Dark ruby color still with purple hues. Black primary fruits on the nose are cut by a herbal touch of tarragon. The palate shows less complexity than might be expected from the variety of aromas on the nose. Fruity aromatics come out on the palate, but better balanced than in the rather simple style of the 2000. Overall the impression is that this wine is still too young for its full measure to be taken, but the savory notes intensify slowly on the palate, suggesting that it will mature to an interesting complexity along the lines of 1997.  92 Drink-2021


Deep color just beginning to lighten to show some garnet. It’s more restrained on the nose than the vintages immediately before or after it, but with hints of savory development cutting the fruits. Some vanillin shows and the wine seems about ready to start development. At the moment the fruit and aromatic notes seem a bit obvious; slowly more herbal and savory notes should begin to take over. This was a lighter year in California, and some tasters felt that the wine was too soft to show Cabernet typicity.  90 Drink-2018


Dark color with some garnet hues. The nose is driven by black fruit aromatics although there are hints of savory notes beginning to develop. Dense black fruits on the palate are accompanied by strong aromatics and a touch of  vanillin. This is a fruit-driven palate in the New World style. It’s impressive that the fruits are still primary, but with acidity just a touch on the low side, it’s not evident that the wine will develop as well as the 1997 before it.  88 Drink-2019


Dark color with garnet hues, showing just a touch more development in its appearance than the 99. A faint touch of gunflint on the nose leads into a palate that is more savory than fruit-driven. The overall impression is that the wine is at that delicious point where it is just beginning to turn from fruity to savory. Tannic support is in the background. The general style is Bordelais, although there is just a touch of vanillin on the finish.  92 drink-2021


Cults and Icons: Cabernet versus Merlot

I’ve just started the research for a book on Cabernet Sauvignon, which I’m calling Claret & Cabs to emphasize the comparison between the classic style of Bordeaux and the New World style. A large part of the book will focus on Bordeaux and Napa Valley, but I plan to try to identify interesting Cabernet Sauvignons made elsewhere, especially from regions that aren’t well known. I suspect that this will be a more difficult task than it was for Pinot Noir in my last book, and I wonder whether that is because Cabernet is less of a terroir grape than Pinot, so style is more determined by the winemaker, giving power to the big battalions rather than to small producers exploiting unusual terroir niches. Anyway, that’s a topic for a future blog.

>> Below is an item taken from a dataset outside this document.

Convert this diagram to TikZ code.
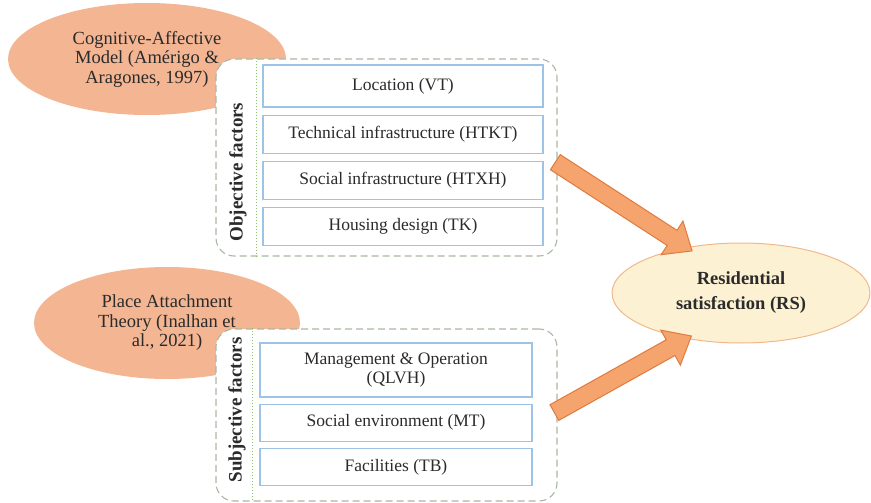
\documentclass[tikz,border=0pt]{standalone}
\usepackage{fontspec}
\setmainfont{Liberation Serif}
\usetikzlibrary{positioning, shapes.geometric, shapes.arrows}
\definecolor{peach}{HTML}{F3B592}
\definecolor{arrowfill}{HTML}{F4A46C}
\definecolor{arrowline}{HTML}{E07A3E}
\definecolor{rsfill}{HTML}{FDF1D3}
\definecolor{rsline}{HTML}{F0B98C}
\definecolor{boxline}{HTML}{9DC3E6}
\definecolor{groupline}{HTML}{A9B8A4}
\definecolor{dotline}{HTML}{8DBF6A}
\definecolor{ink}{HTML}{2B2B2B}

\begin{document}
\begin{tikzpicture}[x=1pt, y=-1pt, text=ink,
    theory/.style={ellipse, fill=peach, inner sep=0pt, align=center,
      font=\fontsize{18.5}{19.5}\selectfont},
    group/.style={draw=groupline, line width=1.1pt, dash pattern=on 7pt off 4pt,
      rounded corners=18pt, fill=white, minimum width=341pt},
    factor/.style={draw=boxline, line width=1.2pt, fill=white, align=center,
      inner sep=0pt, font=\fontsize{17.5}{18.5}\selectfont},
    side/.style={rotate=90, font=\fontsize{19}{19}\selectfont\bfseries},
    divider/.style={draw=dotline, line width=1pt, dotted},
    bigarrow/.style={single arrow, sloped, fill=arrowfill, draw=arrowline, line width=1pt,
      inner sep=8.5pt, single arrow head extend=11pt, single arrow tip angle=80}]
  \useasboundingbox (0,0) rectangle (871,503);

  \node[theory, minimum width=278pt, minimum height=112pt] (cam) at (147,59)
    {Cognitive-Affective\\Model (Amérigo \&\\Aragones, 1997)};
  \node[theory, minimum width=266pt, minimum height=112pt] (pat) at (167,323)
    {Place Attachment\\Theory (Inalhan et\\al., 2021)};

  \node[group, minimum height=197pt] (objgroup) at (386.5,157.5) {};
  \node[group, minimum height=172pt] (subjgroup) at (386.5,415) {};
  \draw[divider] ([xshift=41pt]objgroup.north west) -- ([xshift=41pt]objgroup.south west);
  \draw[divider] ([xshift=37pt]subjgroup.north west) -- ([xshift=37pt]subjgroup.south west);

  \node[side] (objlabel) at (238,172) {Objective factors};
  \node[side] (subjlabel) at (237,410) {Subjective factors};

  \node[factor, minimum width=280pt, minimum height=42pt] (vt) at (403,86) {Location (VT)};
  \node[factor, minimum width=280pt, minimum height=38pt, below=7pt of vt] (htkt)
    {Technical infrastructure (HTKT)};
  \node[factor, minimum width=280pt, minimum height=38pt, below=7pt of htkt] (htxh)
    {Social infrastructure (HTXH)};
  \node[factor, minimum width=280pt, minimum height=38pt, below=7pt of htxh] (tk)
    {Housing design (TK)};

  \node[factor, minimum width=272pt, minimum height=54pt] (qlvh) at (396,370)
    {Management \& Operation\\(QLVH)};
  \node[factor, minimum width=272pt, minimum height=37pt, below=6pt of qlvh] (mt)
    {Social environment (MT)};
  \node[factor, minimum width=272pt, minimum height=37pt, below=6pt of mt] (tb)
    {Facilities (TB)};

  \node[ellipse, fill=rsfill, draw=rsline, line width=1pt, minimum width=258pt,
    minimum height=100pt, align=center, font=\fontsize{18.5}{25}\selectfont\bfseries]
    (rs) at (741,293) {Residential\\satisfaction (RS)};

  \coordinate (objtail) at (552,160);
  \coordinate (subjtail) at (550,415);
  \path (objtail) -- node[bigarrow, minimum height=163pt] {} (rs.140);
  \path (subjtail) -- node[bigarrow, minimum height=157pt] {} (rs.220);
\end{tikzpicture}
\end{document}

Another difference between Pinot and Cabernet is that cult wines are much less a feature of the world of Pinot. Are cult wines concentrated on Cabernet Sauvignon, Merlot, and Syrah, rather than Pinot Noir, Nebbiolo, and Sangiovese because the first group can give heavily extracted, powerfully intense wines, whereas the second group is more about delicacy? (Is this a metaphor for the state of the modern world?)

Claret & Cabs will conclude with a chapter on Cults and Icons, and I’ve spent the last few days trying to decide what makes a wine qualify. The First Growths of Bordeaux clearly have iconic status, in fact they’ve had it ever since, indeed before, the 1855 classification. One question I will ask is whether that has always been justified. The other question is which other chateaux should be included – the super-seconds perhaps? One noticeable feature of the list, however it exactly comes out, is likely to be that it consists exclusively of major chateaux.

This is a big contrast with the situation in Napa Valley, where the majority of cult wines are based on the managed scarcity of tiny production runs. It’s not quite so easy to define the cult wines here. In Bordeaux, you can pretty much rely on the relative pricing, which has a structure firmed up by the last couple of centuries of distribution through the restrictive practices of the Place de Bordeaux (essentially the local market of negociants).  Consistent pricing is not so readily available for Napa Valley, but whether you define cult wines by taking a slice at the top price tier, say over $250 per bottle, or in terms of Parker points, a feature in either case is that production is often under 1000 cases, sometimes only 300-500 cases. (The correlation between pricing and critics’ scores, for which I take the Wine Advocate as definitive, is more distant for Bordeaux than it is for Napa, presumably because the 1855 classification and other historical factors have a greater influence, and indeed I shall look at this in a future blog.)

In any case, the fairest comparison for the cult wines of Napa Valley might be more with the limited production garage wines of the right bank of Bordeaux than with the great chateaux of the left bank. But the garage wines are virtually all Merlot, either monovarietal or heavily dominated by it. (Is the lack of garage wines on the left bank due to the fact that the chateaux there are so successful already they feel no need for them?) Since the book is specifically on Cabernet Sauvignon, however, I’m going to have to compare the top wines of the left bank with top wines of Napa. Should I use simple criteria of price or critical scores or should I filter the results by demanding a certain scale of production? At the height of the craze for garage wines, a producer on the right bank who was not participating, said to me, “it’s easy enough to produce high quality wine on a miniscule scale by using all the tricks of viticulture and vinification, but the real issue is to get quality wine when you have tens of hectares to cultivate.” I’m still struggling with the issue of whether wines that are only available on limited mailing lists, indeed where you can see the inheritance of a place on the list being fought over, should be regarded in the same light as wines in general distribution that anyone can buy. Some time in the next few months I have to decide on my criteria for including wines in the final chapter: all suggestions welcome.